Getty Y. Barnes Milling Co., 40 Kan. 281, 19 P. 617; Martin v. Santa Cruz Water Storage Co., 4 Ariz. 171, 36 P. 36; Tracy v. Guthrie, etc., Agricultural Society, 47 Iowa, 27; Oliver v. Rahway Ice Co., 64 N.J. Eq. 596, 54 A. 460; Hotchin v. Kent,8 Mich. 526; Calumet Paper Co. v. Haskell Show Printing Co. (Mo.) 45 S.W. 1115, 66 Am. St. Rep. 425; T. P. Ranch Co. v. Gueydan Riley (La.) 87 So. 234; Despatch Line of Packets v. Bellamy Man. Co. Trustees, 12 N.H. 203; Wiggan v. The Elder and Deacons of the First Freewill Baptist Church in Lowell, 8 Metcalf 301; McCracken *Page 114 v. The City of San Francisco, 1 Cal. 591; Cushman v. Cloverland Coal Mining Co., 84 N.E. 759; Teeple v. Hawkeye Gold Dredging Co. (Iowa) 114 N.W. 906; First National Bank of Omaha v. East Omaha Box Co. (Neb.) 90 N.W. 223; Lyndon Mill Co. v. Lyndon Literary Biblical Inst. (Vt.) 22 A. 575; Marsh v. Fulton County (Ill.) 10 Wall. 676; Blood v. La Serena Land Water Co. (Cal.) 45 P. 252; Porter v. Winona Dakota Grain Co., 78 Minn. 210, 80 N.W. 965; Conqueror Gold Min. Mill. Co. v. Ashton (Col.) 90 P. 1124; Blair v. Brownstone Oil Refining Co. (Cal.) 143 P. 1022.

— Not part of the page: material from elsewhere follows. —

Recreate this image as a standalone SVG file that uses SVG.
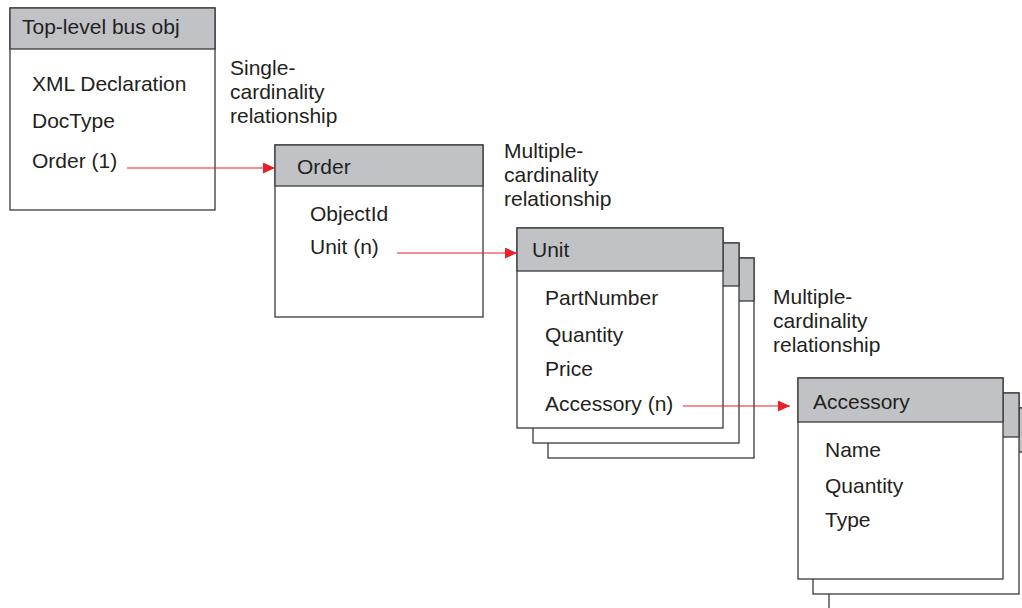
<svg xmlns="http://www.w3.org/2000/svg" width="1022" height="608" viewBox="0 0 1022 608">
<style>
.box{fill:#fff;stroke:#3a3a3a;stroke-width:1.3}
.hdr{fill:#c1c2c6;stroke:#3a3a3a;stroke-width:1.3}
text{font-family:"Liberation Sans",Arial,sans-serif;font-size:21px;fill:#231f20}
.conn{stroke:#e8202a;stroke-width:1.2;fill:none}
</style>
<defs>
<marker id="ah" markerWidth="12" markerHeight="11" refX="12" refY="5.5" orient="auto" markerUnits="userSpaceOnUse">
<path d="M0,0 L12,5.5 L0,11 Z" fill="#e8202a"/>
</marker>
</defs>
<rect width="1022" height="608" fill="#fff"/>
<g id="toplevel">
<rect class="box" x="10" y="8" width="205" height="202"/>
<rect class="hdr" x="10" y="8" width="205" height="41"/>
<text x="22" y="34">Top-level bus obj</text>
<text x="32" y="91">XML Declaration</text>
<text x="32" y="128">DocType</text>
<text x="32" y="168">Order (1)</text>
</g>
<g id="label-single">
<text x="230" y="75">Single-</text>
<text x="230" y="99">cardinality</text>
<text x="230" y="123">relationship</text>
</g>
<g id="order">
<rect class="box" x="275" y="145" width="208" height="172"/>
<rect class="hdr" x="275" y="145" width="208" height="41"/>
<text x="297" y="174">Order</text>
<text x="310" y="221">ObjectId</text>
<text x="310" y="254">Unit (n)</text>
</g>
<g id="label-multiple1">
<text x="504" y="158">Multiple-</text>
<text x="504" y="182">cardinality</text>
<text x="504" y="206">relationship</text>
</g>
<g id="unit">
<rect class="box" x="548" y="258" width="206" height="200"/>
<rect class="hdr" x="548" y="258" width="206" height="43"/>
<rect class="box" x="533" y="243" width="206" height="200"/>
<rect class="hdr" x="533" y="243" width="206" height="43"/>
<rect class="box" x="517" y="228" width="206" height="200"/>
<rect class="hdr" x="517" y="228" width="206" height="43"/>
<text x="532" y="257">Unit</text>
<text x="545" y="305">PartNumber</text>
<text x="545" y="342">Quantity</text>
<text x="545" y="376">Price</text>
<text x="545" y="411">Accessory (n)</text>
</g>
<g id="label-multiple2">
<text x="773" y="304">Multiple-</text>
<text x="773" y="328">cardinality</text>
<text x="773" y="352">relationship</text>
</g>
<g id="accessory">
<rect class="box" x="829" y="408" width="206" height="210"/>
<rect class="hdr" x="829" y="408" width="206" height="44"/>
<rect class="box" x="813" y="393" width="206" height="201"/>
<rect class="hdr" x="813" y="393" width="206" height="44"/>
<rect class="box" x="798" y="378" width="205" height="201"/>
<rect class="hdr" x="798" y="378" width="205" height="44"/>
<text x="813" y="409">Accessory</text>
<text x="825" y="457">Name</text>
<text x="825" y="493">Quantity</text>
<text x="825" y="527">Type</text>
</g>
<g id="connectors">
<line class="conn" x1="127" y1="168" x2="275" y2="168" marker-end="url(#ah)"/>
<line class="conn" x1="397" y1="253" x2="517" y2="253" marker-end="url(#ah)"/>
<line class="conn" x1="683" y1="406" x2="790" y2="406" marker-end="url(#ah)"/>
</g>
</svg>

There is not sufficient evidence in this case to show a ratification by either the Cushing Petroleum Corporation or the Sapulpa Petroleum Company. It is our opinion, therefore, that the trial court correctly held that the plaintiff was not entitled to specific performance of the contract and that the Sapulpa Petroleum Company was entitled to have its title quieted to the property in controversy.

The defendant in error has presented a cross-appeal which attacks the judgment of the trial court in allowing the sum of $11352.06 to the plaintiff as compensation for expenses in developing the lease in controversy; but the brief of the plaintiff in error does not comply with Rule 26 of this court (87 Okla. xxiii) so that the questions presented to this court for decision can be determined without an examination of the record itself. Such being the case, we decline to disturb the judgment of the trial court as to this item. The defendant in error also asks for a judgment on the supersedeas bond filed by the plaintiff in error, but inasmuch as it appears that it is impossible for this court to determine the amount which may be due to the defendant in error on the supersedeas bond without taking testimony, and, inasmuch as this matter can be well determined in a proper proceeding in the trial court, we decline to pass on that question and to determine the amount to which defendant in error may be entitled on such supersedeas bond.

For the reasons stated, the judgment of the trial court is affirmed.

JOHNSON, C. J., and NICHOLSON, HARRISON, and MASON, JJ., concur.